Radiocarbon dating of a site on Santa Rosa Island indicated that someone was dining on mammoth steaks there forty-seven thousand years ago. Artifacts found at the Calico site near Barstow are at least fifty thousand years old. Intriguingly, the most direct route between these two sites is right down the Santa Clara River Valley.

While no hard evidence of early man, such as a datable skeleton or charcoal from a fire pit, has yet turned up in the Santa Clarita Valley, stone choppers, scrapers and projectile points have been found, some dating back as far as 18,000 years. One of the earliest camp sites is at Agua Dulce Springs, where big game hunters rested between expeditions in search of ground sloths, mastodons, camels and monstrous bison with horns a yard wide.

Gradually, the great beasts of the Pleistocene, or Ice Age, died out, whether from a changing climate or the increased efficiency of human predators. About 6000 BC, Santa Claritans switched over to hunting smaller game such as deer and rabbits and began to supplement their diet with acorns and seeds. This is known as the Early Period or Millingstone Horizon, and it lasted until 1800 BC. In other words, the people were beginning to settle down, changing from a completely nomadic life of chasing herds around the countryside to semi-permanent villages that would be moved only when the immediate resources were completely exploited, or with changing seasons.

During the summer of 1983 an extensive Indian village was investigated by the Northridge Archaeological Institute at Oak Flat Campground in the Angeles National Forest. Under the shade of great trees, these early Americans — called the Castaic Chumash — made their homes about 3000 BC. Some were buried under a pile of rocks with a metate (grinding bowl) over their faces. Others were cremated, their ashes lovingly placed in large stone bowls.

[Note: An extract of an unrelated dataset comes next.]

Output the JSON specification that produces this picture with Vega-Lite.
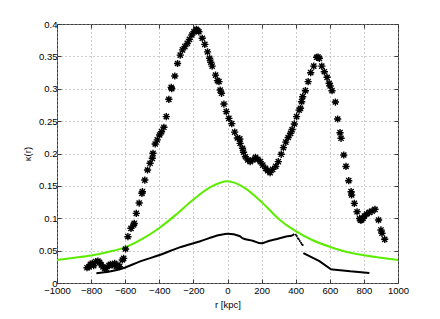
{
  "$schema": "https://vega.github.io/schema/vega-lite/v6.json",
  "width": 341,
  "height": 259,
  "autosize": {"type": "none"},
  "padding": {"left": 57, "top": 24, "right": 42, "bottom": 36},
  "background": "white",
  "config": {
    "view": {"stroke": "#3a3a3a", "strokeWidth": 1},
    "font": "Liberation Sans",
    "axis": {
      "labelFont": "Liberation Sans",
      "titleFont": "Liberation Sans",
      "labelFontSize": 9.5,
      "titleFontSize": 9.5,
      "titleFontWeight": "normal",
      "labelColor": "#000",
      "titleColor": "#000",
      "labelFlush": false,
      "labelOverlap": false,
      "domain": false,
      "tickColor": "#3a3a3a",
      "tickSize": -4,
      "gridColor": "#9a9a9a",
      "gridDash": [1, 3],
      "gridOpacity": 1,
      "gridWidth": 1
    }
  },
  "data": {
    "values": [
      {"s": "green", "r": -1000, "k": 0.0355},
      {"s": "green", "r": -900, "k": 0.039},
      {"s": "green", "r": -800, "k": 0.0425},
      {"s": "green", "r": -700, "k": 0.048},
      {"s": "green", "r": -600, "k": 0.055},
      {"s": "green", "r": -500, "k": 0.068},
      {"s": "green", "r": -400, "k": 0.085},
      {"s": "green", "r": -300, "k": 0.106},
      {"s": "green", "r": -200, "k": 0.129},
      {"s": "green", "r": -100, "k": 0.148},
      {"s": "green", "r": 0, "k": 0.157},
      {"s": "green", "r": 100, "k": 0.147},
      {"s": "green", "r": 200, "k": 0.125},
      {"s": "green", "r": 300, "k": 0.099},
      {"s": "green", "r": 400, "k": 0.08},
      {"s": "green", "r": 500, "k": 0.066},
      {"s": "green", "r": 600, "k": 0.056},
      {"s": "green", "r": 700, "k": 0.048},
      {"s": "green", "r": 800, "k": 0.043},
      {"s": "green", "r": 900, "k": 0.039},
      {"s": "green", "r": 1000, "k": 0.0355},

      {"s": "b1", "r": -769, "k": 0.015},
      {"s": "b1", "r": -691, "k": 0.0178},
      {"s": "b1", "r": -613, "k": 0.0227},
      {"s": "b1", "r": -516, "k": 0.033},
      {"s": "b1", "r": -398, "k": 0.0432},
      {"s": "b1", "r": -281, "k": 0.055},
      {"s": "b1", "r": -164, "k": 0.064},
      {"s": "b1", "r": -47, "k": 0.0741},
      {"s": "b1", "r": 2, "k": 0.0762},
      {"s": "b1", "r": 70, "k": 0.0726},
      {"s": "b1", "r": 90, "k": 0.069},
      {"s": "b1", "r": 148, "k": 0.0653},
      {"s": "b1", "r": 197, "k": 0.0613},
      {"s": "b1", "r": 246, "k": 0.0653},
      {"s": "b1", "r": 285, "k": 0.0675},
      {"s": "b1", "r": 305, "k": 0.069},
      {"s": "b1", "r": 363, "k": 0.0726},
      {"s": "b1", "r": 373, "k": 0.0728},
      {"s": "b1", "r": 392, "k": 0.0757},

      {"s": "bdots", "r": 400, "k": 0.0745},
      {"s": "bdots", "r": 406, "k": 0.0726},
      {"s": "bdots", "r": 412, "k": 0.069},
      {"s": "bdots", "r": 418, "k": 0.0675},
      {"s": "bdots", "r": 424, "k": 0.065},
      {"s": "bdots", "r": 431, "k": 0.0622},
      {"s": "bdots", "r": 436, "k": 0.06},
      {"s": "bdots", "r": 441, "k": 0.0587},

      {"s": "b2", "r": 445, "k": 0.0463},
      {"s": "b2", "r": 539, "k": 0.0338},
      {"s": "b2", "r": 607, "k": 0.0212},
      {"s": "b2", "r": 617, "k": 0.021},
      {"s": "b2", "r": 720, "k": 0.018},
      {"s": "b2", "r": 832, "k": 0.0155},

      {"s": "star", "r": -824, "k": 0.0236},
      {"s": "star", "r": -812, "k": 0.0247},
      {"s": "star", "r": -804, "k": 0.0289},
      {"s": "star", "r": -793, "k": 0.0304},
      {"s": "star", "r": -785, "k": 0.0267},
      {"s": "star", "r": -773, "k": 0.0329},
      {"s": "star", "r": -760, "k": 0.034},
      {"s": "star", "r": -750, "k": 0.032},
      {"s": "star", "r": -740, "k": 0.0278},
      {"s": "star", "r": -730, "k": 0.0247},
      {"s": "star", "r": -720, "k": 0.0227},
      {"s": "star", "r": -711, "k": 0.0227},
      {"s": "star", "r": -695, "k": 0.0267},
      {"s": "star", "r": -687, "k": 0.0289},
      {"s": "star", "r": -676, "k": 0.0278},
      {"s": "star", "r": -662, "k": 0.0304},
      {"s": "star", "r": -652, "k": 0.0252},
      {"s": "star", "r": -643, "k": 0.0278},
      {"s": "star", "r": -633, "k": 0.0252},
      {"s": "star", "r": -617, "k": 0.0355},
      {"s": "star", "r": -609, "k": 0.0381},
      {"s": "star", "r": -598, "k": 0.0525},
      {"s": "star", "r": -584, "k": 0.0715},
      {"s": "star", "r": -566, "k": 0.0845},
      {"s": "star", "r": -551, "k": 0.0896},
      {"s": "star", "r": -547, "k": 0.092},
      {"s": "star", "r": -535, "k": 0.1076},
      {"s": "star", "r": -518, "k": 0.1235},
      {"s": "star", "r": -502, "k": 0.1385},
      {"s": "star", "r": -499, "k": 0.141},
      {"s": "star", "r": -485, "k": 0.159},
      {"s": "star", "r": -469, "k": 0.1745},
      {"s": "star", "r": -454, "k": 0.1849},
      {"s": "star", "r": -441, "k": 0.1926},
      {"s": "star", "r": -437, "k": 0.2003},
      {"s": "star", "r": -424, "k": 0.2147},
      {"s": "star", "r": -412, "k": 0.221},
      {"s": "star", "r": -398, "k": 0.2286},
      {"s": "star", "r": -387, "k": 0.2337},
      {"s": "star", "r": -373, "k": 0.2405},
      {"s": "star", "r": -359, "k": 0.257},
      {"s": "star", "r": -344, "k": 0.2837},
      {"s": "star", "r": -330, "k": 0.3022},
      {"s": "star", "r": -327, "k": 0.3},
      {"s": "star", "r": -309, "k": 0.3197},
      {"s": "star", "r": -293, "k": 0.339},
      {"s": "star", "r": -277, "k": 0.352},
      {"s": "star", "r": -264, "k": 0.36},
      {"s": "star", "r": -250, "k": 0.365},
      {"s": "star", "r": -236, "k": 0.37},
      {"s": "star", "r": -223, "k": 0.3763},
      {"s": "star", "r": -209, "k": 0.383},
      {"s": "star", "r": -197, "k": 0.388},
      {"s": "star", "r": -183, "k": 0.3918},
      {"s": "star", "r": -175, "k": 0.39},
      {"s": "star", "r": -168, "k": 0.388},
      {"s": "star", "r": -148, "k": 0.378},
      {"s": "star", "r": -133, "k": 0.3686},
      {"s": "star", "r": -117, "k": 0.357},
      {"s": "star", "r": -105, "k": 0.347},
      {"s": "star", "r": -98, "k": 0.341},
      {"s": "star", "r": -90, "k": 0.335},
      {"s": "star", "r": -70, "k": 0.321},
      {"s": "star", "r": -59, "k": 0.3125},
      {"s": "star", "r": -50, "k": 0.311},
      {"s": "star", "r": -43, "k": 0.298},
      {"s": "star", "r": -35, "k": 0.293},
      {"s": "star", "r": -21, "k": 0.2764},
      {"s": "star", "r": -7, "k": 0.2646},
      {"s": "star", "r": 8, "k": 0.2543},
      {"s": "star", "r": 25, "k": 0.2461},
      {"s": "star", "r": 42, "k": 0.233},
      {"s": "star", "r": 58, "k": 0.224},
      {"s": "star", "r": 72, "k": 0.2225},
      {"s": "star", "r": 74, "k": 0.2157},
      {"s": "star", "r": 88, "k": 0.208},
      {"s": "star", "r": 94, "k": 0.202},
      {"s": "star", "r": 105, "k": 0.195},
      {"s": "star", "r": 119, "k": 0.19},
      {"s": "star", "r": 133, "k": 0.1874},
      {"s": "star", "r": 148, "k": 0.19},
      {"s": "star", "r": 164, "k": 0.194},
      {"s": "star", "r": 178, "k": 0.191},
      {"s": "star", "r": 193, "k": 0.1874},
      {"s": "star", "r": 207, "k": 0.182},
      {"s": "star", "r": 223, "k": 0.177},
      {"s": "star", "r": 236, "k": 0.1734},
      {"s": "star", "r": 250, "k": 0.1704},
      {"s": "star", "r": 265, "k": 0.1755},
      {"s": "star", "r": 283, "k": 0.18},
      {"s": "star", "r": 298, "k": 0.1875},
      {"s": "star", "r": 315, "k": 0.1988},
      {"s": "star", "r": 328, "k": 0.209},
      {"s": "star", "r": 342, "k": 0.2175},
      {"s": "star", "r": 356, "k": 0.2247},
      {"s": "star", "r": 370, "k": 0.2312},
      {"s": "star", "r": 379, "k": 0.237},
      {"s": "star", "r": 392, "k": 0.2456},
      {"s": "star", "r": 405, "k": 0.257},
      {"s": "star", "r": 420, "k": 0.267},
      {"s": "star", "r": 428, "k": 0.2698},
      {"s": "star", "r": 435, "k": 0.28},
      {"s": "star", "r": 441, "k": 0.2877},
      {"s": "star", "r": 457, "k": 0.297},
      {"s": "star", "r": 473, "k": 0.311},
      {"s": "star", "r": 488, "k": 0.3248},
      {"s": "star", "r": 506, "k": 0.335},
      {"s": "star", "r": 523, "k": 0.3486},
      {"s": "star", "r": 531, "k": 0.349},
      {"s": "star", "r": 539, "k": 0.347},
      {"s": "star", "r": 553, "k": 0.335},
      {"s": "star", "r": 568, "k": 0.3263},
      {"s": "star", "r": 584, "k": 0.3177},
      {"s": "star", "r": 596, "k": 0.3084},
      {"s": "star", "r": 602, "k": 0.3043},
      {"s": "star", "r": 613, "k": 0.297},
      {"s": "star", "r": 633, "k": 0.2795},
      {"s": "star", "r": 646, "k": 0.2533},
      {"s": "star", "r": 660, "k": 0.2321},
      {"s": "star", "r": 666, "k": 0.2235},
      {"s": "star", "r": 682, "k": 0.1977},
      {"s": "star", "r": 695, "k": 0.18},
      {"s": "star", "r": 711, "k": 0.158},
      {"s": "star", "r": 725, "k": 0.141},
      {"s": "star", "r": 728, "k": 0.136},
      {"s": "star", "r": 744, "k": 0.123},
      {"s": "star", "r": 760, "k": 0.11},
      {"s": "star", "r": 775, "k": 0.0995},
      {"s": "star", "r": 780, "k": 0.097},
      {"s": "star", "r": 787, "k": 0.0973},
      {"s": "star", "r": 795, "k": 0.1},
      {"s": "star", "r": 803, "k": 0.1035},
      {"s": "star", "r": 816, "k": 0.1066},
      {"s": "star", "r": 832, "k": 0.109},
      {"s": "star", "r": 848, "k": 0.111},
      {"s": "star", "r": 865, "k": 0.1138},
      {"s": "star", "r": 886, "k": 0.0973},
      {"s": "star", "r": 900, "k": 0.0819},
      {"s": "star", "r": 906, "k": 0.0768},
      {"s": "star", "r": 922, "k": 0.0675}
    ]
  },
  "encoding": {
    "x": {"field": "r", "type": "quantitative", "scale": {"domain": [-1000, 1000], "nice": false, "zero": false}, "axis": null},
    "y": {"field": "k", "type": "quantitative", "scale": {"domain": [0, 0.4], "nice": false}, "axis": null}
  },
  "layer": [
    {
      "transform": [{"filter": "datum.s === 'green'"}],
      "mark": {"type": "line", "color": "#5cec00", "strokeWidth": 2, "interpolate": "monotone"},
      "encoding": {
        "x": {"field": "r", "type": "quantitative", "scale": {"domain": [-1000, 1000], "nice": false, "zero": false},
          "axis": {"orient": "bottom", "values": [-1000, -800, -600, -400, -200, 0, 200, 400, 600, 800, 1000], "format": "d", "title": "r [kpc]", "grid": true, "labelPadding": 6, "titleY": 21, "titleBaseline": "middle"}},
        "y": {"field": "k", "type": "quantitative", "scale": {"domain": [0, 0.4], "nice": false},
          "axis": {"orient": "left", "values": [0, 0.05, 0.1, 0.15, 0.2, 0.25, 0.3, 0.35, 0.4], "format": "~g", "title": "κ(r)", "grid": true, "labelPadding": 4, "titleX": -30, "titleY": 129.5, "titleAngle": 270, "titleBaseline": "middle", "titleAlign": "center"}}
      }
    },
    {
      "transform": [{"filter": "datum.s === 'b1'"}],
      "mark": {"type": "line", "color": "#000", "strokeWidth": 2, "interpolate": "monotone"}
    },
    {
      "transform": [{"filter": "datum.s === 'b2'"}],
      "mark": {"type": "line", "color": "#000", "strokeWidth": 2}
    },
    {
      "transform": [{"filter": "datum.s === 'bdots'"}],
      "mark": {"type": "circle", "color": "#000", "size": 4, "opacity": 1}
    },
    {
      "transform": [{"filter": "datum.s === 'star'"}],
      "mark": {"type": "point", "shape": "M-1,0L1,0M0,-1L0,1M-0.72,-0.72L0.72,0.72M-0.72,0.72L0.72,-0.72", "filled": false, "stroke": "#000", "strokeWidth": 1.4, "size": 52, "opacity": 1},
      "encoding": {
        "x": {"field": "r", "type": "quantitative", "scale": {"domain": [-1000, 1000], "nice": false, "zero": false},
          "axis": {"orient": "top", "values": [-1000, -800, -600, -400, -200, 0, 200, 400, 600, 800, 1000], "labels": false, "title": null, "grid": false}},
        "y": {"field": "k", "type": "quantitative", "scale": {"domain": [0, 0.4], "nice": false},
          "axis": {"orient": "right", "values": [0, 0.05, 0.1, 0.15, 0.2, 0.25, 0.3, 0.35, 0.4], "labels": false, "title": null, "grid": false}}
      }
    }
  ],
  "resolve": {"axis": {"x": "independent", "y": "independent"}}
}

Unlike the old days, when everything would have been exhumed and carted off to a museum, these ancient burials were not touched. Out of the recently-developed deference to the intense religious feelings of modern Native Americans, the graves were plotted, photographed, then re-covered with earth. Indian monitors make sure that everything is done according to tradition. So the chiefs, warriors, women and children of antiquity still sleep beneath the hoary oaks, as they always have and always will.